The Illusion of Tenant Protection: Why San Diego’s Proposed Ordinance Is Just a Band-Aid Fix and Will Worsen the Housing Situation

False Fixes and Poor Decision-Making: Why Targeting Lawful Landlords in San Diego’s Proposed Tenant Protection Ordinance Misses the Mark

As San Diego Mayor Todd Gloria and Council President Sean Elo-Rivera unveil their proposed tenant protection ordinance, aimed at bolstering eviction protections for renters who are up to date on rent and abiding by their lease, it’s important to take a closer look at the potential impact of such measures. While the intention may be to provide additional safeguards for renters, the reality is that this proposal is nothing more than a band-aid fix, targeting lawful landlords and making the housing situation worse in the long run.

The proposed rules, which are set to be voted on by the City Council next week, attempt to mirror the 2019 rent cap law passed at the state level, which provides just-cause eviction protections. However, due to San Diego’s Tenants’ Right to Know ordinance, these protections have not been extended to renters in the city for nearly two decades. While it may seem like a step in the right direction, a closer examination reveals several flaws in this proposed ordinance.

One problematic aspect of the proposal is the requirement for landlords to pay tenants at least two months of rent to help them relocate after a no-fault eviction. While this may seem like a positive provision, it fails to address the underlying issues that lead to evictions in the first place. It does nothing to address the root causes of evictions, such as tenants not paying rent or violating their lease agreements, and instead places an undue financial burden on landlords.

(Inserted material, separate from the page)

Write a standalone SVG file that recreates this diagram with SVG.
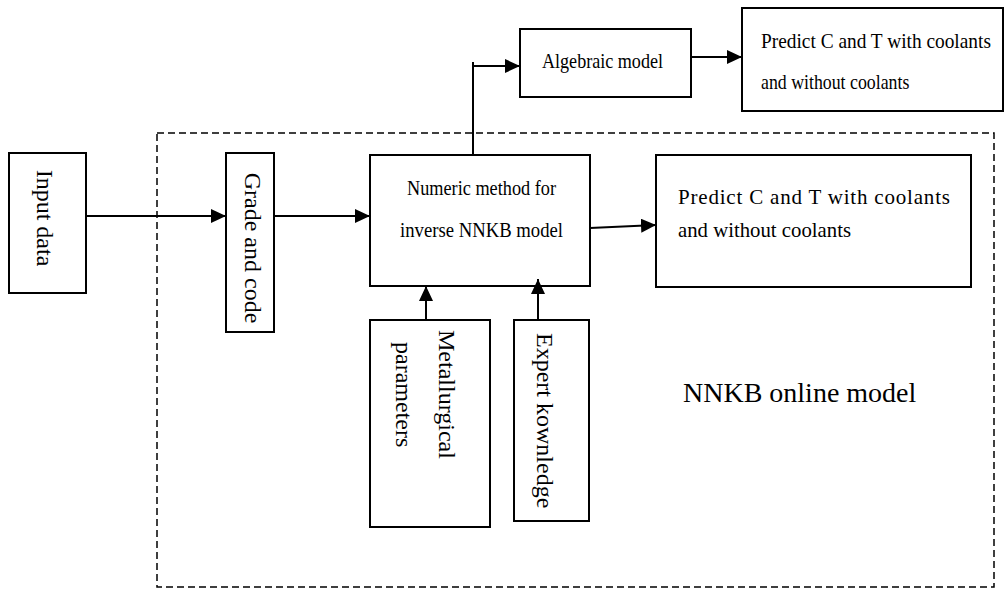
<svg xmlns="http://www.w3.org/2000/svg" width="1007" height="590" viewBox="0 0 1007 590">
<style>
.box{fill:#fff;stroke:#000;stroke-width:2}
.t{font-family:"Liberation Serif","Times New Roman",serif;fill:#000}
.c{stroke:#000;stroke-width:2;fill:none}
</style>
<defs>
<marker id="ah" viewBox="0 0 15 14" refX="15" refY="7" markerWidth="15" markerHeight="14" markerUnits="userSpaceOnUse" orient="auto">
<path d="M0,0 L15,7 L0,14 Z" fill="#000"/>
</marker>
</defs>
<rect width="1007" height="590" fill="#fff"/>
<g id="frame">
<rect x="157" y="133" width="837" height="454" fill="none" stroke="#000" stroke-width="1.5" stroke-dasharray="7 4"/>
<text class="t" x="683" y="402" font-size="28">NNKB online model</text>
</g>
<g id="input">
<rect class="box" x="9" y="153" width="77" height="140"/>
<text class="t" font-size="24" text-anchor="middle" transform="translate(37,218) rotate(90)">Input data</text>
</g>
<g id="grade">
<rect class="box" x="226" y="153" width="48" height="179"/>
<text class="t" font-size="24" text-anchor="middle" transform="translate(245,248) rotate(90)">Grade and code</text>
</g>
<g id="numeric">
<rect class="box" x="370" y="155" width="220" height="131"/>
<text class="t" x="407" y="195" font-size="22" textLength="149" lengthAdjust="spacingAndGlyphs">Numeric method for</text>
<text class="t" x="400" y="237" font-size="22" textLength="163" lengthAdjust="spacingAndGlyphs">inverse NNKB model</text>
</g>
<g id="predict-low">
<rect class="box" x="656" y="155" width="315" height="132"/>
<text class="t" x="678" y="204" font-size="21" textLength="272" lengthAdjust="spacing">Predict C and T with coolants</text>
<text class="t" x="678" y="237" font-size="21" textLength="173" lengthAdjust="spacingAndGlyphs">and without coolants</text>
</g>
<g id="algebraic">
<rect class="box" x="520" y="29" width="171" height="68"/>
<text class="t" x="542" y="68" font-size="22" textLength="121" lengthAdjust="spacingAndGlyphs">Algebraic model</text>
</g>
<g id="predict-top">
<rect class="box" x="742" y="8" width="261" height="103"/>
<text class="t" font-size="22" transform="translate(761,48) scale(0.88,1)">Predict C and T with coolants</text>
<text class="t" font-size="22" transform="translate(761,89) scale(0.81,1)">and without coolants</text>
</g>
<g id="metallurgical">
<rect class="box" x="370" y="320" width="120" height="207"/>
<text class="t" font-size="24" transform="translate(439,330) rotate(90)">Metallurgical</text>
<text class="t" font-size="24" transform="translate(396,342) rotate(90)">parameters</text>
</g>
<g id="expert">
<rect class="box" x="514" y="320" width="75" height="201"/>
<text class="t" font-size="24" transform="translate(537,333) rotate(90)">Expert kownledge</text>
</g>
<g id="connectors">
<line class="c" x1="86" y1="216" x2="226" y2="216" marker-end="url(#ah)"/>
<line class="c" x1="274" y1="216" x2="370" y2="216" marker-end="url(#ah)"/>
<line class="c" x1="590" y1="228" x2="656" y2="225" marker-end="url(#ah)"/>
<polyline class="c" points="473,155 473,62"/>
<line class="c" x1="473" y1="66" x2="520" y2="66" marker-end="url(#ah)"/>
<line class="c" x1="691" y1="57" x2="742" y2="57" marker-end="url(#ah)"/>
<line class="c" x1="426" y1="320" x2="426" y2="286" marker-end="url(#ah)"/>
<line class="c" x1="538" y1="320" x2="538" y2="279" marker-end="url(#ah)"/>
</g>
</svg>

The proposal also requires landlords to notify tenants of their rights and to secure permits and provide copies of them along with eviction notices if there’s a plan to conduct significant remodeling work. While this may seem like a reasonable requirement, it adds further bureaucracy and red tape for landlords, making it even more difficult for them to manage their properties efficiently.

The false narrative that there are San Diegans who are great tenants getting kicked out is misleading. In reality, it is the poor laws and regulations that the City Council is passing that are making the housing market harder for landlords. These small business landlords or individuals who own rental properties are being discouraged from renting due to the added burdens and risks imposed by the proposed ordinance. This will ultimately result in fewer options for renters and a concentration of rental properties in the hands of big corporations or large developers who can afford to navigate the complex regulatory landscape.

It’s important to recognize that the proposed tenant protection ordinance is not a comprehensive solution to the housing challenges facing San Diego. Instead of targeting lawful landlords, the focus should be on creating an environment that encourages responsible and fair renting practices on both sides. This means addressing the underlying issues that lead to evictions, such as improving job opportunities, increasing affordable housing options, and providing support and resources for tenants and landlords alike.

As the City Council prepares to vote on this proposed ordinance, it’s crucial to consider the long-term implications and unintended consequences. Placing the burden solely on landlords and discouraging them from renting will only exacerbate the housing crisis in San Diego. It’s time for a balanced approach that takes into account the needs of both renters and landlords, and creates policies that foster a healthy and thriving rental market in the city. It’s time for the government to step up and work towards solutions that benefit everyone, rather than placing the blame solely on hard-working citizens.